In courage, fortitude, sea skill, and resourcefulness those Banks fishermen had never been surpassed.

This is by no means to say that the fishermen never fought each other. Good fair fighting was a part of the comfort of life as they saw it. But the conditions that eliminated the weaklings naturally created in their minds a standard of justice under which all who survived could work.

Let it be noted now that with all their hardships they were not without compensating rewards. Good digestion waited on appetite. The life ashore while curing the catch—a life where venison and wild fowl replaced their salted meats, and the red people of the region came to visit them—was a time for jollification. But more important than all else they had leisure as well as hard work. For having a share in the catch instead of wages, they obtained enough money, on reaching home, to enable them to pass the winter beside the hearthstone, where they told tales of adventures that stirred the blood. So the love of the sea was cultivated and the race was perpetuated.

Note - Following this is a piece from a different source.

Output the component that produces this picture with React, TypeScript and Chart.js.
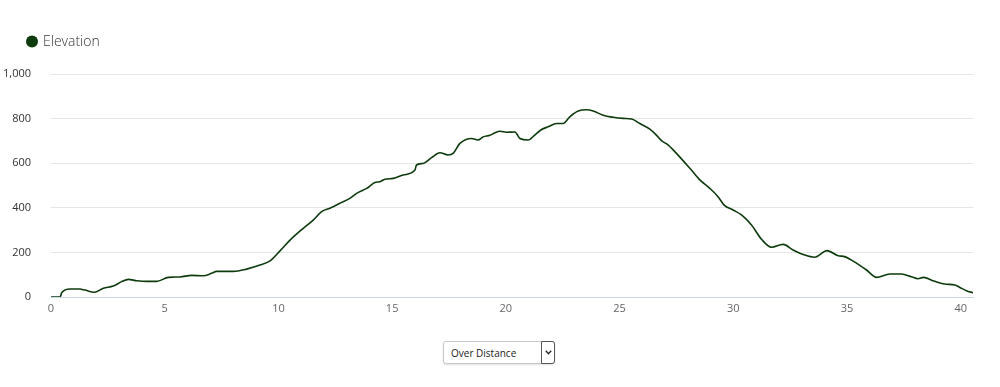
import React, { useEffect, useRef } from "react";
import { Chart, registerables } from "chart.js";

Chart.register(...registerables);

const distanceKm = [
  0, 0.4, 0.47, 0.84, 1.27, 1.49, 1.9, 2.3, 2.74, 3.11, 3.4, 3.77, 4.2, 4.64,
  5.16, 5.67, 6.18, 6.69, 7.06, 7.28, 8.01, 8.6, 9.19, 9.63, 10.07, 10.51,
  11.09, 11.53, 11.9, 12.26, 12.7, 13.14, 13.44, 13.88, 14.24, 14.46, 14.68,
  15.05, 15.49, 16.0, 16.07, 16.36, 16.73, 17.1, 17.46, 17.68, 17.98, 18.49,
  18.78, 19.0, 19.3, 19.5, 19.74, 20.03, 20.4, 20.62, 20.98, 21.27, 21.57,
  21.86, 22.23, 22.52, 22.81, 23.18, 23.55, 23.84, 24.28, 24.72, 25.16, 25.53,
  25.89, 26.33, 26.62, 26.84, 27.13, 27.5, 28.09, 28.53, 28.97, 29.33, 29.6,
  29.99, 30.36, 30.8, 31.24, 31.68, 32.19, 32.63, 33.14, 33.58, 34.12, 34.61,
  34.9, 35.27, 35.86, 36.3, 36.88, 37.39, 37.83, 38.12, 38.37, 38.78, 39.3,
  39.74, 39.96, 40.25, 40.54,
];

const elevationM = [
  0, 0, 19, 36, 36, 31, 21, 39, 49, 69, 79, 73, 70, 70,
  88, 90, 97, 95, 106, 115, 115, 125, 143, 162, 207, 255,
  308, 345, 383, 398, 420, 442, 465, 487, 513, 517, 528,
  532, 547, 569, 592, 599, 625, 647, 637, 644, 689, 711,
  704, 718, 725, 735, 743, 739, 740, 711, 704, 726, 751,
  763, 778, 778, 808, 834, 840, 834, 815, 806, 801, 798,
  778, 753, 726, 701, 682, 644, 577, 525, 487, 450, 412,
  390, 368, 323, 259, 223, 236, 211, 188, 178, 208, 185,
  181, 161, 121, 88, 103, 103, 91, 82, 88, 73, 58,
  54, 43, 28, 19,
];

const seriesLabel = "Elevation";
const xTickStep = 5;
const yTickStep = 200;
const yMax = 1000;
const selectOptions = ["Over Distance", "Over Time"];

const LINE_COLOR = "#0d3b0d";

const legendPlugin = {
  id: "customLegend",
  afterDraw(chart: any) {
    const ctx = chart.ctx;
    const ds = chart.data.datasets[0];
    ctx.save();
    ctx.fillStyle = ds.borderColor;
    ctx.beginPath();
    ctx.arc(32, 41.5, 6, 0, Math.PI * 2);
    ctx.fill();
    ctx.fillStyle = "#333333";
    ctx.font = "300 14px 'Open Sans'";
    ctx.textBaseline = "middle";
    ctx.textAlign = "left";
    ctx.fillText(ds.label, 43, 42);
    ctx.restore();
  },
};

export default function App() {
  const canvasRef = useRef<HTMLCanvasElement | null>(null);

  useEffect(() => {
    if (!canvasRef.current) return;
    const chart = new Chart(canvasRef.current, {
      type: "line",
      data: {
        datasets: [
          {
            label: seriesLabel,
            data: distanceKm.map((d, i) => ({ x: d, y: elevationM[i] })),
            borderColor: LINE_COLOR,
            backgroundColor: LINE_COLOR,
            borderWidth: 1.6,
            pointRadius: 0,
            cubicInterpolationMode: "monotone",
            fill: false,
          },
        ],
      },
      options: {
        animation: false,
        responsive: false,
        maintainAspectRatio: false,
        layout: { padding: { top: 74, left: 0, right: 27, bottom: 0 } },
        plugins: {
          legend: { display: false },
          tooltip: { enabled: false },
        },
        scales: {
          x: {
            type: "linear",
            min: 0,
            max: distanceKm[distanceKm.length - 1],
            ticks: {
              stepSize: xTickStep,
              includeBounds: false,
              color: "#666666",
              font: { family: "'Open Sans'", size: 11 },
              padding: 5,
              maxRotation: 0,
            },
            grid: { display: false, drawTicks: false },
            border: { display: true, color: "#ccd6eb", width: 1 },
            afterFit: (s: any) => {
              s.height = 33;
            },
          },
          y: {
            min: 0,
            max: yMax,
            ticks: {
              stepSize: yTickStep,
              color: "#333333",
              font: { family: "'Open Sans'", size: 11 },
              padding: 20,
              callback: (v: any) => Number(v).toLocaleString("en-US"),
            },
            grid: {
              drawTicks: false,
              color: (c: any) => (c.tick && c.tick.value === 0 ? "#ccd6eb" : "#e6e6e6"),
              lineWidth: 1,
            },
            border: { display: false },
            afterFit: (s: any) => {
              s.width = 51;
            },
          },
        },
      },
      plugins: [legendPlugin],
    });
    return () => chart.destroy();
  }, []);

  return (
    <div
      style={{
        position: "absolute",
        left: 0,
        top: 0,
        width: 1000,
        height: 387,
        background: "#ffffff",
        fontFamily: "'Open Sans', sans-serif",
      }}
    >
      <canvas ref={canvasRef} width={1000} height={330} style={{ display: "block" }} />
      <div style={{ position: "absolute", left: 443, top: 341, width: 112, height: 23 }}>
        <select
          defaultValue={selectOptions[0]}
          style={{
            appearance: "none",
            WebkitAppearance: "none",
            position: "absolute",
            left: 0,
            top: 0,
            width: 112,
            height: 23,
            fontSize: 10,
            fontFamily: "'Open Sans', sans-serif",
            color: "#222",
            border: "1px solid #c8c8c8",
            borderRadius: 3,
            background: "#fff",
            paddingLeft: 7,
            boxSizing: "border-box",
            boxShadow: "0 1px 2px rgba(0,0,0,0.12)",
          }}
        >
          {selectOptions.map((o) => (
            <option key={o} value={o}>
              {o}
            </option>
          ))}
        </select>
        <div
          style={{
            position: "absolute",
            left: 98,
            top: 0,
            width: 14,
            height: 23,
            boxSizing: "border-box",
            border: "1px solid #555",
            borderRadius: "0 3px 3px 0",
            background: "#fff",
            pointerEvents: "none",
            display: "flex",
            alignItems: "center",
            justifyContent: "center",
          }}
        >
          <svg width="7" height="5" viewBox="0 0 7 5">
            <path d="M0.8 0.8 L3.5 3.8 L6.2 0.8" fill="none" stroke="#222" strokeWidth="1.3" />
          </svg>
        </div>
      </div>
    </div>
  );
}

Into the midst of these fishermen, as they worked among their flakes upon the Newfoundland beach, came Sir Humphrey Gilbert, on August 5, 1583, who was the forerunner of the New England colonists. He told them he had come to take possession of the country and establish an English colony there. The fishermen saw that such a settlement would interfere with their business, but no resistance was made while he erected a monument and did such other things as the customs of the day required of those taking possession of a new land. One may fancy they saw in Sir Humphrey a man of their own sort. For he had crossed the sea in the ten-ton Squirrel, and although she was, as they said, "too small a bark to pass through the ocean sea at that season of the year," he sailed in her when bound for home; he would not ask his men to take a risk which he would not share. And when the storm that overwhelmed him came, he sat down at the stern of the little bark with a book in his hand, and shouted in a cheerful voice to the crew of the Hind, which was close alongside:—

"We are as near to heaven by sea as by land."

The sailors of Gilbert's expedition have been called "no better than pirates" (Bancroft), but at worst they were able to cherish the abiding faith of their master as expressed in those words. The seamen who sailed (1530) with William Hawkins in that "tall and goodlie ship of his own," the Paul, to the coasts of Africa and Brazil, and with Drake in the Pelican in that famous voyage around the world, and with Raleigh's expedition to the coast of North Carolina, were recruited from among these fishermen, to whom adventure was as the breath of life. And the men who did the actual work of building the Virginia were of the same class.